Economically sustainable manufacturing methods are needed to enable the commercialization of these applications. Established fabrication methods for micro channels and micro dimples include laser ablation, micro machining, and photochemical machining. Laser ablation utilizes high-intensity laser pulses to incrementally ablate minute segments of the substrate material to create the desired feature geometry [reference 3]. Laser ablation can easily texture nearly any material. However, it requires expensive equipment and surface finish of product is generally poor if a fast process is desired. Micro machining removes material from a substrate using cutting or milling to leave a desired geometry. Micro incremental forming [reference 8], one type of die-less micro forming, forms micro channels of various profiles by depressing and drawing the single point tool along the thin metal sheet. These three methods allow for accurate shapes and tolerances, but are fairly time consuming and expensive. They are only suitable for fabricate prototypes.
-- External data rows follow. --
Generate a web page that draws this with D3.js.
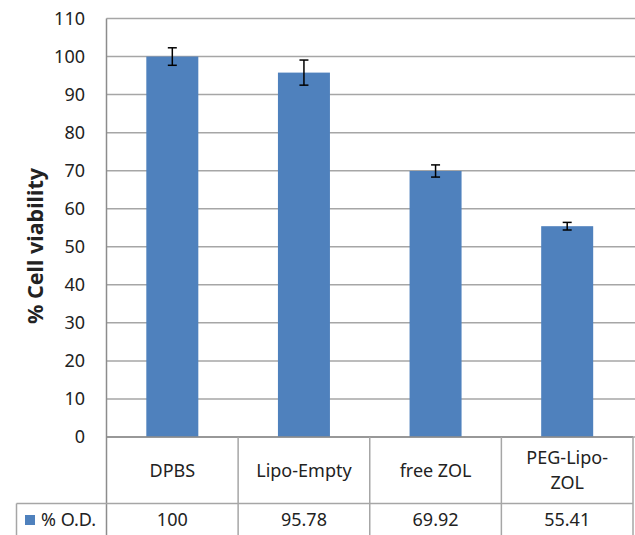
<!DOCTYPE html>
<html><head><meta charset="utf-8">
<script src="https://cdn.jsdelivr.net/npm/d3@7"></script>
<style>body{margin:0;background:#fff}svg{display:block}text{font-family:"Noto Sans","Open Sans",sans-serif;fill:#222}</style>
</head><body>
<script>
const categories = ["DPBS", "Lipo-Empty", "free ZOL", "PEG-Lipo-ZOL"];
const headerLines = [["DPBS"], ["Lipo-Empty"], ["free ZOL"], ["PEG-Lipo-", "ZOL"]];
const values = [100, 95.78, 69.92, 55.41];
const valueLabels = ["100", "95.78", "69.92", "55.41"];
const errors = [2.3, 3.3, 1.6, 1.0];
const yTicks = [0, 10, 20, 30, 40, 50, 60, 70, 80, 90, 100, 110];
const seriesName = "% O.D.";
const yLabel = "% Cell viability";

(function () {
const W = 635, H = 535;
const pL = 106.5, pR = 633, pT = 18.5, pB = 437;
const fs = 18;
const svg = d3.select("body").append("svg").attr("width", W).attr("height", H);

const x = d3.scaleBand().domain(categories).range([pL, pR]).paddingInner(0).paddingOuter(0);
const y = d3.scaleLinear().domain([0, 110]).range([pB, pT]);
const barW = 52;
const gridCol = "#a6a6a6";

svg.append("g").selectAll("line").data(yTicks).join("line")
  .attr("x1", pL).attr("x2", W).attr("y1", d => y(d)).attr("y2", d => y(d))
  .attr("stroke", gridCol).attr("stroke-width", 1.5);

svg.append("g").selectAll("text").data(yTicks).join("text")
  .attr("x", 85).attr("y", d => y(d)).attr("dy", "0.36em")
  .attr("text-anchor", "end").attr("font-size", fs).text(d => d);

svg.append("g").selectAll("rect").data(values).join("rect")
  .attr("x", (d, i) => x(categories[i]) + x.bandwidth() / 2 - barW / 2)
  .attr("width", barW)
  .attr("y", d => y(d)).attr("height", d => y(0) - y(d))
  .attr("fill", "#4f81bd");

const eb = svg.append("g").attr("stroke", "#000").attr("stroke-width", 1.5);
values.forEach((v, i) => {
  const cx = x(categories[i]) + x.bandwidth() / 2;
  const y1 = y(v + errors[i]), y2 = y(v - errors[i]);
  eb.append("line").attr("x1", cx).attr("x2", cx).attr("y1", y1).attr("y2", y2);
  eb.append("line").attr("x1", cx - 4.5).attr("x2", cx + 4.5).attr("y1", y1).attr("y2", y1);
  eb.append("line").attr("x1", cx - 4.5).attr("x2", cx + 4.5).attr("y1", y2).attr("y2", y2);
});

const tbl = svg.append("g").attr("stroke", gridCol).attr("stroke-width", 1.5).attr("fill", "none");
const rowSplit = 503.5, tableBottom = 540;
tbl.append("line").attr("x1", pL).attr("x2", pL).attr("y1", pT).attr("y2", tableBottom).attr("stroke", "#8c8c8c");
tbl.append("line").attr("x1", pL).attr("x2", pR).attr("y1", pB).attr("y2", pB).attr("stroke", "#8c8c8c");
categories.forEach(c => {
  tbl.append("line").attr("x1", x(c) + x.bandwidth()).attr("x2", x(c) + x.bandwidth())
    .attr("y1", pB).attr("y2", tableBottom);
});
tbl.append("line").attr("x1", 16.5).attr("x2", pR).attr("y1", rowSplit).attr("y2", rowSplit);
tbl.append("line").attr("x1", 16.5).attr("x2", 16.5).attr("y1", rowSplit).attr("y2", tableBottom);

headerLines.forEach((lines, i) => {
  const cx = x(categories[i]) + x.bandwidth() / 2;
  const mid = (pB + rowSplit) / 2;
  lines.forEach((l, j) => {
    svg.append("text").attr("x", cx).attr("y", mid + (j - (lines.length - 1) / 2) * 25)
      .attr("dy", "0.36em").attr("text-anchor", "middle").attr("font-size", fs).text(l);
  });
});
const vy = 520;
valueLabels.forEach((v, i) => {
  svg.append("text").attr("x", x(categories[i]) + x.bandwidth() / 2).attr("y", vy)
    .attr("dy", "0.36em").attr("text-anchor", "middle").attr("font-size", fs).text(v);
});
svg.append("rect").attr("x", 25).attr("y", 515).attr("width", 10).attr("height", 10).attr("fill", "#4f81bd");
svg.append("text").attr("x", 41).attr("y", vy).attr("dy", "0.36em").attr("font-size", fs).text(seriesName);

svg.append("text").attr("transform", `translate(43,246) rotate(-90)`)
  .attr("text-anchor", "middle").attr("font-size", 21.5).attr("font-weight", "bold").text(yLabel);
})();
</script>
</body></html>
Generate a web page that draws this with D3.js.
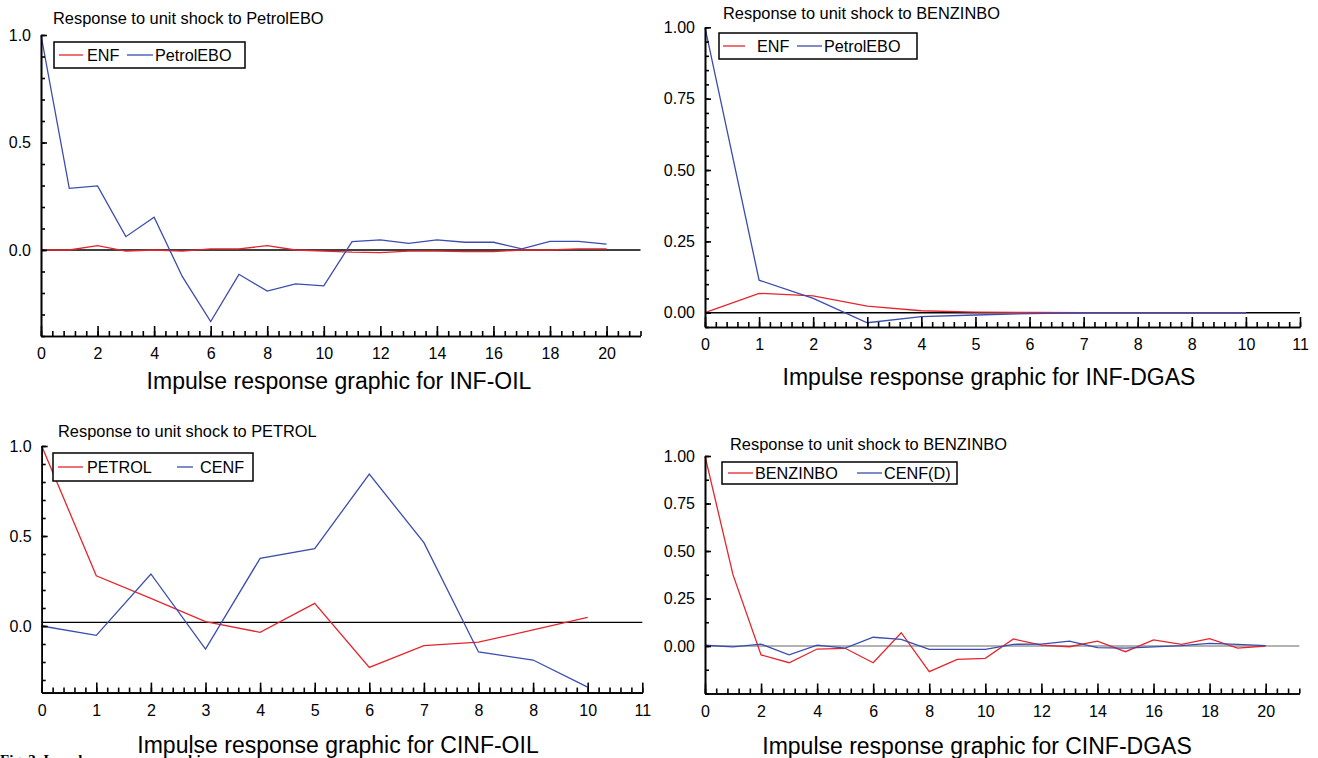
<!DOCTYPE html>
<html>
<head>
<meta charset="utf-8">
<script src="https://cdn.jsdelivr.net/npm/d3@7/dist/d3.min.js"></script>
<style>
	body { margin: 0; background: #fff; }
	svg { display: block; font-family: "Liberation Sans", Arial, sans-serif; }
	.axis path, .axis line { stroke: #000; stroke-width: 1.6; }
	.axis text { font-size: 16px; fill: #000; }
</style>
</head>
<body>
<svg id="chart" width="1318" height="758"></svg>
<script>
// horizons
var stepsLong = [0, 1, 2, 3, 4, 5, 6, 7, 8, 9, 10, 11, 12, 13, 14, 15, 16, 17, 18, 19, 20];
var stepsShort = [0, 1, 2, 3, 4, 5, 6, 7, 8, 9, 10];

// INF-OIL, shock to PetrolEBO
var infOilEnf = [0, 0, 0.02, -0.005, 0, -0.005, 0.005, 0.005, 0.02, 0, -0.005, -0.01, -0.012, -0.005, -0.005, -0.008, -0.008, 0, 0, 0.005, 0.005];
var infOilPetrol = [1.0, 0.287, 0.298, 0.062, 0.152, -0.124, -0.333, -0.113, -0.191, -0.158, -0.167, 0.039, 0.047, 0.031, 0.047, 0.036, 0.036, 0.005, 0.04, 0.04, 0.027];

// INF-DGAS, shock to BENZINBO
var infDgasEnf = [0, 0.068, 0.059, 0.023, 0.007, 0.002, 0.001, 0, 0, 0, 0];
var infDgasPetrol = [1.0, 0.114, 0.05, -0.035, -0.014, -0.008, -0.003, 0, 0, 0, 0];

// CINF-OIL, shock to PETROL
var cinfOilPetrol = [1.0, 0.279, 0.154, 0.024, -0.035, 0.126, -0.23, -0.109, -0.09, -0.022, 0.048];
var cinfOilCenf = [0, -0.052, 0.289, -0.128, 0.376, 0.43, 0.844, 0.463, -0.144, -0.189, -0.34];

// CINF-DGAS, shock to BENZINBO
var cinfDgasBenzin = [1.0, 0.374, -0.047, -0.088, -0.016, -0.012, -0.088, 0.07, -0.135, -0.07, -0.065, 0.037, 0.005, -0.004, 0.026, -0.03, 0.032, 0.009, 0.039, -0.011, 0];
var cinfDgasCenf = [0.004, -0.005, 0.01, -0.046, 0.005, -0.011, 0.046, 0.035, -0.018, -0.018, -0.018, 0.009, 0.01, 0.026, -0.009, -0.011, -0.005, 0.002, 0.014, 0.009, 0.002];

// tick labels
var longXTicks = [0, 2, 4, 6, 8, 10, 12, 14, 16, 18, 20];
var shortXTicks = [0, 1, 2, 3, 4, 5, 6, 7, 8, 9, 10, 11];
var shortXLabels = ["0", "1", "2", "3", "4", "5", "6", "7", "8", "8", "10", "11"];
var yTicksA = [0, 0.5, 1.0];
var yTicksB = [0, 0.25, 0.5, 0.75, 1.0];

var red = "#e4262c", blue = "#3b4cae";

var panels = [
	{
		title: "Response to unit shock to PetrolEBO", xTitle: "Impulse response graphic for INF-OIL",
		steps: stepsLong, series: [infOilEnf, infOilPetrol], names: ["ENF", "PetrolEBO"],
		xDomain: [0, 21.2], yDomain: [-0.4, 1.0], xTicks: longXTicks, xLabels: null, xMinor: 0.4,
		yTicks: yTicksA, yFmt: ".1f", yMinor: 0.1, base: 0, baseColor: "#000",
		left: 41, right: 640.5, top: 35, bottom: 336,
		titleX: 53, titleY: 24, xTitleX: 339, xTitleY: 389,
		legend: { x: 54, y: 42, w: 191, h: 26, items: [[59, 83, 87], [127, 153, 155]] }
	},
	{
		title: "Response to unit shock to BENZINBO", xTitle: "Impulse response graphic for INF-DGAS",
		steps: stepsShort, series: [infDgasEnf, infDgasPetrol], names: ["ENF", "PetrolEBO"],
		xDomain: [0, 11], yDomain: [-0.05, 1.0], xTicks: shortXTicks, xLabels: shortXLabels, xMinor: 0.2,
		yTicks: yTicksB, yFmt: ".2f", yMinor: 0.05, base: 0, baseColor: "#000",
		left: 705, right: 1300, top: 27.3, bottom: 327,
		titleX: 723, titleY: 19, xTitleX: 989, xTitleY: 385,
		legend: { x: 719, y: 33, w: 198, h: 26, items: [[723, 745, 757], [797, 822, 824]] }
	},
	{
		title: "Response to unit shock to PETROL", xTitle: "Impulse response graphic for CINF-OIL",
		steps: stepsShort, series: [cinfOilPetrol, cinfOilCenf], names: ["PETROL", "CENF"],
		xDomain: [0, 11], yDomain: [-0.37, 1.0], xTicks: shortXTicks, xLabels: shortXLabels, xMinor: 0.2,
		yTicks: yTicksA, yFmt: ".1f", yMinor: 0.1, base: 0.02, baseColor: "#000",
		left: 41.7, right: 642.3, top: 446, bottom: 692.6,
		titleX: 58, titleY: 437, xTitleX: 338, xTitleY: 753,
		legend: { x: 53, y: 453, w: 200, h: 28, items: [[58, 83, 87], [177, 193, 200]] }
	},
	{
		title: "Response to unit shock to BENZINBO", xTitle: "Impulse response graphic for CINF-DGAS",
		steps: stepsLong, series: [cinfDgasBenzin, cinfDgasCenf], names: ["BENZINBO", "CENF(D)"],
		xDomain: [0, 21.2], yDomain: [-0.25, 1.0], xTicks: longXTicks, xLabels: null, xMinor: 0.4,
		yTicks: yTicksB, yFmt: ".2f", yMinor: 0.125, base: 0, baseColor: "#999",
		left: 705, right: 1299.3, top: 456, bottom: 693.5,
		titleX: 730, titleY: 450, xTitleX: 977, xTitleY: 754,
		legend: { x: 722, y: 462, w: 235, h: 22, items: [[728, 753, 755], [857, 882, 884]] }
	}
];

var svg = d3.select("#chart");

// caption under the figure, mostly cut off by the page edge
svg.append("text")
	.attr("x", 0)
	.attr("y", 765)
	.style("font-family", "'Liberation Serif', 'Times New Roman', serif")
	.style("font-weight", "bold")
	.style("font-size", "15px")
	.text("Fig. 3. Impulse response graphics");

panels.forEach(function(p) {
	var g = svg.append("g");
	var x = d3.scaleLinear().domain(p.xDomain).range([p.left, p.right]);
	var y = d3.scaleLinear().domain(p.yDomain).range([p.bottom, p.top]);

	var minorX = d3.range(0, p.xDomain[1] + 1e-6, p.xMinor).map(function(v) { return +v.toFixed(3); });
	var minorY = d3.range(p.yDomain[1], p.yDomain[0] - 1e-6, -p.yMinor).map(function(v) { return +v.toFixed(3); });

	// reference line
	g.append("line")
		.attr("x1", x(0)).attr("x2", x(p.xDomain[1]))
		.attr("y1", y(p.base)).attr("y2", y(p.base))
		.attr("stroke", p.baseColor)
		.attr("stroke-width", 1.4);

	// series
	var line = d3.line()
		.x(function(d, i) { return x(p.steps[i]); })
		.y(function(d) { return y(d); });
	[red, blue].forEach(function(c, k) {
		g.append("path")
			.datum(p.series[k])
			.attr("d", line)
			.attr("fill", "none")
			.attr("stroke", c)
			.attr("stroke-width", 1.3);
	});

	// x axis
	g.append("g").attr("class", "axis")
		.attr("transform", "translate(0," + p.bottom + ")")
		.call(d3.axisBottom(x).tickValues(minorX).tickSizeInner(-5).tickSizeOuter(0).tickFormat(""));
	g.append("g").attr("class", "axis")
		.attr("transform", "translate(0," + p.bottom + ")")
		.call(d3.axisBottom(x).tickValues(p.xTicks).tickSizeInner(-10).tickSizeOuter(0).tickPadding(12)
			.tickFormat(function(d, i) { return p.xLabels ? p.xLabels[i] : d; }));

	// y axis
	g.append("g").attr("class", "axis")
		.attr("transform", "translate(" + p.left + ",0)")
		.call(d3.axisLeft(y).tickValues(minorY).tickSizeInner(-4).tickSizeOuter(0).tickFormat(""));
	g.append("g").attr("class", "axis")
		.attr("transform", "translate(" + p.left + ",0)")
		.call(d3.axisLeft(y).tickValues(p.yTicks).tickSizeInner(-6).tickSizeOuter(0).tickPadding(10)
			.tickFormat(d3.format(p.yFmt)));

	// titles
	g.append("text")
		.attr("x", p.titleX).attr("y", p.titleY)
		.style("font-size", "16.4px")
		.text(p.title);
	g.append("text")
		.attr("x", p.xTitleX).attr("y", p.xTitleY)
		.attr("text-anchor", "middle")
		.style("font-size", "23px")
		.text(p.xTitle);

	// legend
	var L = p.legend;
	g.append("rect")
		.attr("x", L.x).attr("y", L.y)
		.attr("width", L.w).attr("height", L.h)
		.attr("fill", "#fff")
		.attr("stroke", "#000")
		.attr("stroke-width", 1.5);
	L.items.forEach(function(it, k) {
		var cy = L.y + L.h / 2;
		g.append("line")
			.attr("x1", it[0]).attr("x2", it[1])
			.attr("y1", cy).attr("y2", cy)
			.attr("stroke", k === 0 ? red : blue)
			.attr("stroke-width", 1.3);
		g.append("text")
			.attr("x", it[2]).attr("y", cy + 5.8)
			.style("font-size", "16.2px")
			.text(p.names[k]);
	});
});
</script>
</body>
</html>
Currently, mass production of micro channels and dimples are enabled by photochemical machining, which places an etching mask on the top of specimen to selectively etch the material via etching chemicals [reference 9]. Photochemical machining is able to create almost any geometry that mimics a pre-made pattern. However, the fabrication cost of this process is still too high when high-volume of shims is needed. Besides, photochemical machining also poses material waste and environmental concerns. Most of the chemicals such as cleaning solutions, etchants, strippers etc. are hazardous liquids. Therefore, handling and disposal of them are very costly. The ideal manufacturing must be able to minimize the impact to the environment. Therefore, a method which is capable of efficiently and economically fabricating micro channels and micro dimples is needed.
If the deformation-based micro surface texturing process successfully meets the tolerance requirement, it will lead to many launches of applications in the areas of energy generation, energy utilization and optical illusions. However, during the forming process, the bump or pile-up is built up around the dimples. Futamura et al. [reference 10] developed a micro dimple forming process to improve the anti-seizing properties of sliding surfaces of mechanical components and reduce frictional resistance. They found bumps building up when forming the dimples on A2017 aluminum alloy and S45C carbon steel pipes. After burnishing the bumps, the depth of the dimples on A2017 pile almost kept the same, while the dimples on S45C pipe disappeared totally. The reason for this difference is that to remove the bump of carbon steel which has a much higher Young's modules and strength than those of the aluminum alloy, burnishing roll has to go deeper, which flattened not only the bumps but also the dimples. Cao et al. [reference 11] investigated the effect of relative velocity on shape distribution of the micro dimples as the relative velocity between the forming tool and sample affects frictional force. They found a clear relationship between relative velocity and frictional force, and its significant effect of relative velocity on the final profile of the dimple.
An economically sustainable micro-manufacturing method embodying deformation-based micro texturing would be beneficial and would enable the commercialization of the above-described applications.